**REQUIRED WORK**
Below is a listing to write out in full, exactly as given, without its pictures.

**DATA FOR THIS TASK**
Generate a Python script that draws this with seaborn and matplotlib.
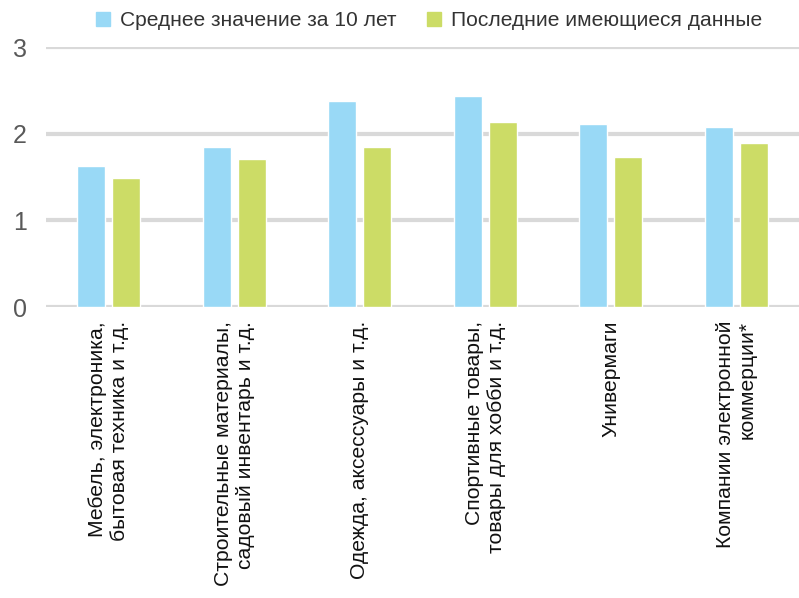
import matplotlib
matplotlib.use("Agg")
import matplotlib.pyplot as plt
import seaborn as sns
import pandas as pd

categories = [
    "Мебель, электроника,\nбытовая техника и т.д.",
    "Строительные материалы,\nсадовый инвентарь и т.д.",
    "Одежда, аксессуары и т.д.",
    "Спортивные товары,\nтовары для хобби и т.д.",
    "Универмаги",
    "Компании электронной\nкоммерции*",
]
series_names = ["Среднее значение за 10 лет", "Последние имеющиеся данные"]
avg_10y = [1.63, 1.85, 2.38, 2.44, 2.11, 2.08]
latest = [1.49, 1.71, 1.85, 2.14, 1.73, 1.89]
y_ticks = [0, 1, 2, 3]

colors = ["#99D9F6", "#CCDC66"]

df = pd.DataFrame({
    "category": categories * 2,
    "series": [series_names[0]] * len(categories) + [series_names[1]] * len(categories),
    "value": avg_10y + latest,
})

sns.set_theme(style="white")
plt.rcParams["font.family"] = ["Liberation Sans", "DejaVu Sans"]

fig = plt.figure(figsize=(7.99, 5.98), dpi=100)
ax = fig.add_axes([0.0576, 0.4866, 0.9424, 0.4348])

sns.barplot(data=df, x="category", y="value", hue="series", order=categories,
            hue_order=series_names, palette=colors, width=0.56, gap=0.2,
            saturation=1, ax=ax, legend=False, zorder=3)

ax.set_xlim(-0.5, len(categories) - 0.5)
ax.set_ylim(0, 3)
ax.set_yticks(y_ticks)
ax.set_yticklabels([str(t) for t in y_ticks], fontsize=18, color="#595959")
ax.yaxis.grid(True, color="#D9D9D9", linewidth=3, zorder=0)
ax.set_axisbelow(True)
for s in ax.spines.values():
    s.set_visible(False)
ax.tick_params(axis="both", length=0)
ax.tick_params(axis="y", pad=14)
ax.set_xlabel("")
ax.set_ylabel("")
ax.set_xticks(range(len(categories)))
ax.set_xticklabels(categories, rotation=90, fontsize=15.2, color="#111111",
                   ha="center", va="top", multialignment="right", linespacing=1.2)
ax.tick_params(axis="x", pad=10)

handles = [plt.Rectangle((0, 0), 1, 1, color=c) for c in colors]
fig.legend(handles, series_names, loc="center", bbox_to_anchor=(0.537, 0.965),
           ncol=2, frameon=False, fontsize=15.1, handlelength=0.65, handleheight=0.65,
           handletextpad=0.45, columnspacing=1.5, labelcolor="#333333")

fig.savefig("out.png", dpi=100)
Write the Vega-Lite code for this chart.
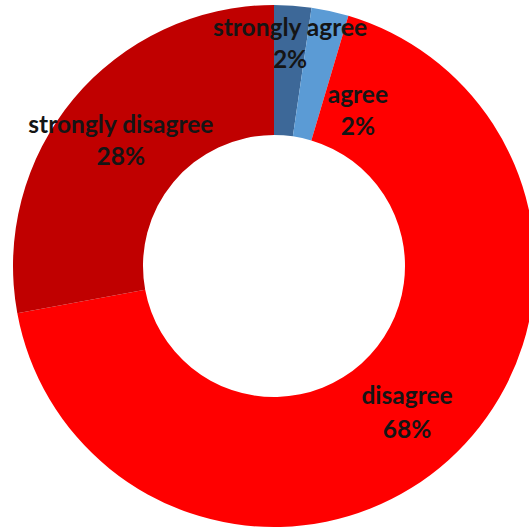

**WRITTEN REPLY**
Generate a Python script that draws this with seaborn and matplotlib.
import matplotlib
matplotlib.use("Agg")
import matplotlib.pyplot as plt
import seaborn as sns
import pandas as pd

categories = [
    "Мебель, электроника,\nбытовая техника и т.д.",
    "Строительные материалы,\nсадовый инвентарь и т.д.",
    "Одежда, аксессуары и т.д.",
    "Спортивные товары,\nтовары для хобби и т.д.",
    "Универмаги",
    "Компании электронной\nкоммерции*",
]
series_names = ["Среднее значение за 10 лет", "Последние имеющиеся данные"]
avg_10y = [1.63, 1.85, 2.38, 2.44, 2.11, 2.08]
latest = [1.49, 1.71, 1.85, 2.14, 1.73, 1.89]
y_ticks = [0, 1, 2, 3]

colors = ["#99D9F6", "#CCDC66"]

df = pd.DataFrame({
    "category": categories * 2,
    "series": [series_names[0]] * len(categories) + [series_names[1]] * len(categories),
    "value": avg_10y + latest,
})

sns.set_theme(style="white")
plt.rcParams["font.family"] = ["Liberation Sans", "DejaVu Sans"]

fig = plt.figure(figsize=(7.99, 5.98), dpi=100)
ax = fig.add_axes([0.0576, 0.4866, 0.9424, 0.4348])

sns.barplot(data=df, x="category", y="value", hue="series", order=categories,
            hue_order=series_names, palette=colors, width=0.56, gap=0.2,
            saturation=1, ax=ax, legend=False, zorder=3)

ax.set_xlim(-0.5, len(categories) - 0.5)
ax.set_ylim(0, 3)
ax.set_yticks(y_ticks)
ax.set_yticklabels([str(t) for t in y_ticks], fontsize=18, color="#595959")
ax.yaxis.grid(True, color="#D9D9D9", linewidth=3, zorder=0)
ax.set_axisbelow(True)
for s in ax.spines.values():
    s.set_visible(False)
ax.tick_params(axis="both", length=0)
ax.tick_params(axis="y", pad=14)
ax.set_xlabel("")
ax.set_ylabel("")
ax.set_xticks(range(len(categories)))
ax.set_xticklabels(categories, rotation=90, fontsize=15.2, color="#111111",
                   ha="center", va="top", multialignment="right", linespacing=1.2)
ax.tick_params(axis="x", pad=10)

handles = [plt.Rectangle((0, 0), 1, 1, color=c) for c in colors]
fig.legend(handles, series_names, loc="center", bbox_to_anchor=(0.537, 0.965),
           ncol=2, frameon=False, fontsize=15.1, handlelength=0.65, handleheight=0.65,
           handletextpad=0.45, columnspacing=1.5, labelcolor="#333333")

fig.savefig("out.png", dpi=100)
Write the Vega-Lite code for this chart.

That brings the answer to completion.